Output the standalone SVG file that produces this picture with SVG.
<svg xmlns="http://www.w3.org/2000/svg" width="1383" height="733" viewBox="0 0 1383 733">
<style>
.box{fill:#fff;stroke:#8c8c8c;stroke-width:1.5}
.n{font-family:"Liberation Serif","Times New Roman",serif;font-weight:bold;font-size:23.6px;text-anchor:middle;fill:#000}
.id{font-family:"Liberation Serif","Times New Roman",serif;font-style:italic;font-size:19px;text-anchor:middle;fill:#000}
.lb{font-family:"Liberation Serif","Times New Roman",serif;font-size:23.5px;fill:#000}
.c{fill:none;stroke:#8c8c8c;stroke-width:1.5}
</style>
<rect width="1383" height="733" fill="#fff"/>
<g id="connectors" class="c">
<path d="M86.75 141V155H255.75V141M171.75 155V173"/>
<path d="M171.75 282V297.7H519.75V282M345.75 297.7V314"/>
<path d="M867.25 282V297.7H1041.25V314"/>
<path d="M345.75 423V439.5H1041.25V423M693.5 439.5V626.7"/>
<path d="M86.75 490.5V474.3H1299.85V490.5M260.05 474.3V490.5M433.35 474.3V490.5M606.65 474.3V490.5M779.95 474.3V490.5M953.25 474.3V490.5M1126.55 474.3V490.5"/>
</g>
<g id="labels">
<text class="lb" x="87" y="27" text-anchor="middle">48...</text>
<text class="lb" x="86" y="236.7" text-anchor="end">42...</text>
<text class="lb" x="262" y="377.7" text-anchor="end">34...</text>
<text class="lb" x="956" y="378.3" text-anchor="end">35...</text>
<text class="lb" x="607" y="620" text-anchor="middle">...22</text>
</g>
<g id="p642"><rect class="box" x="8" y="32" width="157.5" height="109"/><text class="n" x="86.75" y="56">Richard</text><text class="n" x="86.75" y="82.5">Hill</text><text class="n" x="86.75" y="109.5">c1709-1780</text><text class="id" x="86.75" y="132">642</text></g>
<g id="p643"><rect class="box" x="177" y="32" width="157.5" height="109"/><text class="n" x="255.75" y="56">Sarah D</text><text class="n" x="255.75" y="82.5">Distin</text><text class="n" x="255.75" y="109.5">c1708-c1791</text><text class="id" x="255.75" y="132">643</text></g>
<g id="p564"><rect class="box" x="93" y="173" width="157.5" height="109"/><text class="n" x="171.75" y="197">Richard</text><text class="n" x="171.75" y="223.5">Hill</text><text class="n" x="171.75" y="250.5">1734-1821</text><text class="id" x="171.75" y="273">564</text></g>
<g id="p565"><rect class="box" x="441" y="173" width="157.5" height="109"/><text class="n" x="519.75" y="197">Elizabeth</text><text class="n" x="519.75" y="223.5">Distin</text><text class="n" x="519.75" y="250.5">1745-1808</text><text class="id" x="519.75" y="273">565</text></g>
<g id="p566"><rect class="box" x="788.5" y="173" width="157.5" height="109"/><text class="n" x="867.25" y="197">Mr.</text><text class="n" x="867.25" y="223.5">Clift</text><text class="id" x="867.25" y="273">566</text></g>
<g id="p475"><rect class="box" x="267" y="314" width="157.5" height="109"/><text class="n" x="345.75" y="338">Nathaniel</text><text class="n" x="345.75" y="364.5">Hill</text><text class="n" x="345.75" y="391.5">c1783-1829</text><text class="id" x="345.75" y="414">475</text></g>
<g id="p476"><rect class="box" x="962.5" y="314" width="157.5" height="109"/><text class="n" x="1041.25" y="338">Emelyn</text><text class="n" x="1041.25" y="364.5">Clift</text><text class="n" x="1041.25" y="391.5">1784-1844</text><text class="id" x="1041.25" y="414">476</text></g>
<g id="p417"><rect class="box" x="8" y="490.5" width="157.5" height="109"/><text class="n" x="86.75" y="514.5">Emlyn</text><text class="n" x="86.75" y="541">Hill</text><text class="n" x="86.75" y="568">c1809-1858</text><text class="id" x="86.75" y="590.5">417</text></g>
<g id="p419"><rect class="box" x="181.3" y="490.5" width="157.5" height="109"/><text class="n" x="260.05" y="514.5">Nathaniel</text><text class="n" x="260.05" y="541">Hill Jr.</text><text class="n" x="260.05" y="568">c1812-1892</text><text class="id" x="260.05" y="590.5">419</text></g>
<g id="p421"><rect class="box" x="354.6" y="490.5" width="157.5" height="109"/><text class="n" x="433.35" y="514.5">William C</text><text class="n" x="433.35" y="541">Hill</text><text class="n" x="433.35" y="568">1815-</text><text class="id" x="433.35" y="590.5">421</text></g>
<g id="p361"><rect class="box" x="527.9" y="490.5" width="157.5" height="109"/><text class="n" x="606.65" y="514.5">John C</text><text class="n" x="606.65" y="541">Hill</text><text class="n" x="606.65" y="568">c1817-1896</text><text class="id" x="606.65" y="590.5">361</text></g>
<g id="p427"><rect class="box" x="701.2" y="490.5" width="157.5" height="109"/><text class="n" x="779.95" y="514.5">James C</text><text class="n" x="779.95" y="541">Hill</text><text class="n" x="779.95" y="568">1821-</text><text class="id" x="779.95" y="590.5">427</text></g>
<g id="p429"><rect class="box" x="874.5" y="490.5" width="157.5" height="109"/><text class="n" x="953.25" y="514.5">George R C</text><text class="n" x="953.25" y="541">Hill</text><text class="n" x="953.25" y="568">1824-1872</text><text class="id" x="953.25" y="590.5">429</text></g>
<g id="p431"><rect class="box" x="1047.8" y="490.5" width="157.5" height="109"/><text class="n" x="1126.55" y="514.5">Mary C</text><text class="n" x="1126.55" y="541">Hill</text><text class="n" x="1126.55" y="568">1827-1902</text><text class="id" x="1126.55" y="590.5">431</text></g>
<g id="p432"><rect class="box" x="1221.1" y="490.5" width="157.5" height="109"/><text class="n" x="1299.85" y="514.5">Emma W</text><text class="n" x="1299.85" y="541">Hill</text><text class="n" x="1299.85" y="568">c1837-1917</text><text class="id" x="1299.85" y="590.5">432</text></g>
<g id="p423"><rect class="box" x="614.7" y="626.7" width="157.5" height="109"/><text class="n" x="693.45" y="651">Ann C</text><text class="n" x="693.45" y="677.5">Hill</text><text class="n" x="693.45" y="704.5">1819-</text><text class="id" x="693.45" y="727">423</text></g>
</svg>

+ + + +

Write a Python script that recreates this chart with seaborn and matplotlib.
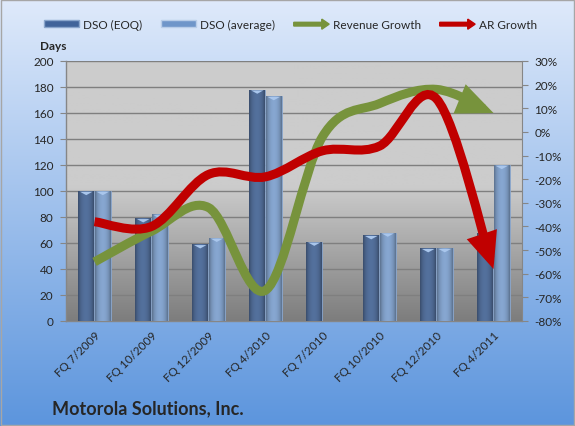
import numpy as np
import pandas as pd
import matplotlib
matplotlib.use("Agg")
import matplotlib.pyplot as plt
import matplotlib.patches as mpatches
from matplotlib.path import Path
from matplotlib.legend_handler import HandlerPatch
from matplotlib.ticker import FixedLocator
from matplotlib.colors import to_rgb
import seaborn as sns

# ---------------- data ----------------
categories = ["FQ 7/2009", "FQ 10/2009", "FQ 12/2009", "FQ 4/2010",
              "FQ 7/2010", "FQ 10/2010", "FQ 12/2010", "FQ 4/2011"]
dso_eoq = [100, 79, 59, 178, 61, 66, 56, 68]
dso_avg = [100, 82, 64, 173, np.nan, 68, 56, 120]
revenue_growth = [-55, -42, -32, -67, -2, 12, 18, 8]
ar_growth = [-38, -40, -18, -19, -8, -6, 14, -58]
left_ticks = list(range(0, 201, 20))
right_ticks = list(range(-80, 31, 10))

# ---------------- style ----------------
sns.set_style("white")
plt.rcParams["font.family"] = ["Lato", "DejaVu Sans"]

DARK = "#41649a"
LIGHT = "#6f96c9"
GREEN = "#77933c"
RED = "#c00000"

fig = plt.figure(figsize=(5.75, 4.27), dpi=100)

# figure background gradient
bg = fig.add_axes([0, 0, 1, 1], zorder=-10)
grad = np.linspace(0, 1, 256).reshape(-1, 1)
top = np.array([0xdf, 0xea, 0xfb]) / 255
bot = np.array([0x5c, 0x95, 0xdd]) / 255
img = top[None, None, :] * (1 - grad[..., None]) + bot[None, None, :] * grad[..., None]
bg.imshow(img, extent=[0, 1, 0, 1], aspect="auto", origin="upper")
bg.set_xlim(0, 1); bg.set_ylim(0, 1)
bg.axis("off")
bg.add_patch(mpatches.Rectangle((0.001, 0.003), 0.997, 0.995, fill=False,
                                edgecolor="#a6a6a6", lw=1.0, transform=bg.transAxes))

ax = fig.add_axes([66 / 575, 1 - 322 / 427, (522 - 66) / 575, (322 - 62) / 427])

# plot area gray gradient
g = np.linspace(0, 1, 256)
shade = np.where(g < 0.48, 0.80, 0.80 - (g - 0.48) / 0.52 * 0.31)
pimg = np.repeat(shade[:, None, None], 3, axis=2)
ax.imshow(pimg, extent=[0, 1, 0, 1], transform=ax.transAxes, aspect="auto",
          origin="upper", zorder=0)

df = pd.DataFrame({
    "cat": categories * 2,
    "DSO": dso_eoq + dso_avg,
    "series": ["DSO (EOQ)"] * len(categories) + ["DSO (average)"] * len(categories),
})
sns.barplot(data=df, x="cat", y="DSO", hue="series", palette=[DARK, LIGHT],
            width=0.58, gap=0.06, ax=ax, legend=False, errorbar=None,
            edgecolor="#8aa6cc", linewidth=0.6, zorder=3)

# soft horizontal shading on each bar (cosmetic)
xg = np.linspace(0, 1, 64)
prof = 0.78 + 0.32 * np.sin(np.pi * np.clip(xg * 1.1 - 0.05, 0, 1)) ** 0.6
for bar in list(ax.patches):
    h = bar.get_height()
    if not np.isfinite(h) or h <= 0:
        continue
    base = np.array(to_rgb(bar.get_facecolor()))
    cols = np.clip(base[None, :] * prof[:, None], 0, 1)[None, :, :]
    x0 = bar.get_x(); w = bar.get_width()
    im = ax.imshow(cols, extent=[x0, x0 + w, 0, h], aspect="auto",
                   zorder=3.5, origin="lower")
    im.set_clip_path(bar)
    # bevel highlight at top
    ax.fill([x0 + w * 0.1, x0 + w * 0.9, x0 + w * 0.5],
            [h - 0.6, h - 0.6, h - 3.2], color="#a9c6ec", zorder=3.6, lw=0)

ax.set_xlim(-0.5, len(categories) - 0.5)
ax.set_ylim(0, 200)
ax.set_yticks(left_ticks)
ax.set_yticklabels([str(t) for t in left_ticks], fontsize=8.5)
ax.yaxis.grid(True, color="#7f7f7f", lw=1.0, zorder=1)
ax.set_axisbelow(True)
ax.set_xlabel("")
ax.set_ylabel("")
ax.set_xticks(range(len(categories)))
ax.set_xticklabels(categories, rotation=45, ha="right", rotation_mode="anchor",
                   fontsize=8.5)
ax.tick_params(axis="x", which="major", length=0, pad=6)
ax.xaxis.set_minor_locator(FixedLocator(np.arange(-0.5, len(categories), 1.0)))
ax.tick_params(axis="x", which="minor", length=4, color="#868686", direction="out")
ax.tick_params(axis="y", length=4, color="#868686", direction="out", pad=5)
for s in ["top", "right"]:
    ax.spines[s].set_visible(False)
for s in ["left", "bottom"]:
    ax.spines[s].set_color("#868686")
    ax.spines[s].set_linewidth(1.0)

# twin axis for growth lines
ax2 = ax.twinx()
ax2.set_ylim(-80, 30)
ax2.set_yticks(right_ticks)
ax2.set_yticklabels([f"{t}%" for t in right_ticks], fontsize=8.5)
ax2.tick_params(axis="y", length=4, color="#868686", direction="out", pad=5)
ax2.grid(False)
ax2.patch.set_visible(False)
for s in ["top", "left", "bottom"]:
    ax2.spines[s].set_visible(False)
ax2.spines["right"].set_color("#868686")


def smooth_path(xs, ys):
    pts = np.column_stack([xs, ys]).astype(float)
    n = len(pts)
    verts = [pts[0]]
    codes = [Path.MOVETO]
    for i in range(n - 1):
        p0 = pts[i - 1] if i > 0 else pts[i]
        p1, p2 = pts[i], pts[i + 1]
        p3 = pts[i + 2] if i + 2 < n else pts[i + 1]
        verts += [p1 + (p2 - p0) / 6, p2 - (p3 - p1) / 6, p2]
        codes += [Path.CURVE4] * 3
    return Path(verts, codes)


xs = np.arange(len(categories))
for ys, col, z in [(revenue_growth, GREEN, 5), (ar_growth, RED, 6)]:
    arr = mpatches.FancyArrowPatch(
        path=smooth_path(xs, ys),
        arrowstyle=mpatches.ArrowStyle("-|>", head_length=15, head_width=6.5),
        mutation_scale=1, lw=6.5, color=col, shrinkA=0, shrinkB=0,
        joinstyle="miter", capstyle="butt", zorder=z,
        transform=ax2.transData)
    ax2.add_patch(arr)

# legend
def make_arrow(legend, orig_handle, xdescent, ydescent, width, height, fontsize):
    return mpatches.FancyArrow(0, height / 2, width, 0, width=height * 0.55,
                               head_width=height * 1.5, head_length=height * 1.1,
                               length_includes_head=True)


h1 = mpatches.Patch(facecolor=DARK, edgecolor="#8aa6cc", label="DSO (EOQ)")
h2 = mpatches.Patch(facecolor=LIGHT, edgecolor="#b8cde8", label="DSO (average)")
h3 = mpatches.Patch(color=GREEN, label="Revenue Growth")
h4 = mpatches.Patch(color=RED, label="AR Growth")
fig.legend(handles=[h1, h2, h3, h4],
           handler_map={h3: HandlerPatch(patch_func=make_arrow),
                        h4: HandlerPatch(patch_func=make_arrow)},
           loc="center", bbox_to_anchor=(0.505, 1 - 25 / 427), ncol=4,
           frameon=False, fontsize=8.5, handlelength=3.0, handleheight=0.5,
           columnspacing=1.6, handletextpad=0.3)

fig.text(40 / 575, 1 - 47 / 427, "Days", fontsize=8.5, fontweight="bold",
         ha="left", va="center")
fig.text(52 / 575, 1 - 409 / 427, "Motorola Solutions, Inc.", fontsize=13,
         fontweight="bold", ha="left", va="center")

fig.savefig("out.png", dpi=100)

+ + + +

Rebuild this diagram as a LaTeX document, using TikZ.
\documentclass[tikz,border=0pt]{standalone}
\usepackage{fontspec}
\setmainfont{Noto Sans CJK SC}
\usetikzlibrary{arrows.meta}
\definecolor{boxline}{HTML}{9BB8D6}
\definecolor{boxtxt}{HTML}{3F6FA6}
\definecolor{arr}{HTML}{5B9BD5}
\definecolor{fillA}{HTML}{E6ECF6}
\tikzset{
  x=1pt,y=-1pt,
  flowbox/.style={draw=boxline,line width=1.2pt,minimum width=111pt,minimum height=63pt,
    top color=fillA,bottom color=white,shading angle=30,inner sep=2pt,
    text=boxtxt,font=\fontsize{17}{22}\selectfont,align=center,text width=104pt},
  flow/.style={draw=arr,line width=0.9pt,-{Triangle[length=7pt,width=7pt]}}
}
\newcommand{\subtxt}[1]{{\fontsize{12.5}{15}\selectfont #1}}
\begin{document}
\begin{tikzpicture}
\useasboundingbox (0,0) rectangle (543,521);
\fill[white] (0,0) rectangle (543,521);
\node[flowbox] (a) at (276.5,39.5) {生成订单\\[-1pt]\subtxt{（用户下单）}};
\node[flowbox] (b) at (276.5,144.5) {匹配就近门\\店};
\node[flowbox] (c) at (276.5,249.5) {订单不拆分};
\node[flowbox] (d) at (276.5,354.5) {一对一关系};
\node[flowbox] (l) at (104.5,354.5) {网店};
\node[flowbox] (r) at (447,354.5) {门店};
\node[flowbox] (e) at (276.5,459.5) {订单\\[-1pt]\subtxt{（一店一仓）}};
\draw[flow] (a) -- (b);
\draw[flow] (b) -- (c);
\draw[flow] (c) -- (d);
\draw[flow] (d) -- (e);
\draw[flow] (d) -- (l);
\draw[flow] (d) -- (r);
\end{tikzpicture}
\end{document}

+ + + +

Include both the line containing "Write a Python" and the line containing "import seaborn as sns" when you write out everything between them, exactly. Leave the pictures out.

Full solution =>
Write a Python script that recreates this chart with seaborn and matplotlib.
import numpy as np
import pandas as pd
import matplotlib
matplotlib.use("Agg")
import matplotlib.pyplot as plt
import matplotlib.patches as mpatches
from matplotlib.path import Path
from matplotlib.legend_handler import HandlerPatch
from matplotlib.ticker import FixedLocator
from matplotlib.colors import to_rgb
import seaborn as sns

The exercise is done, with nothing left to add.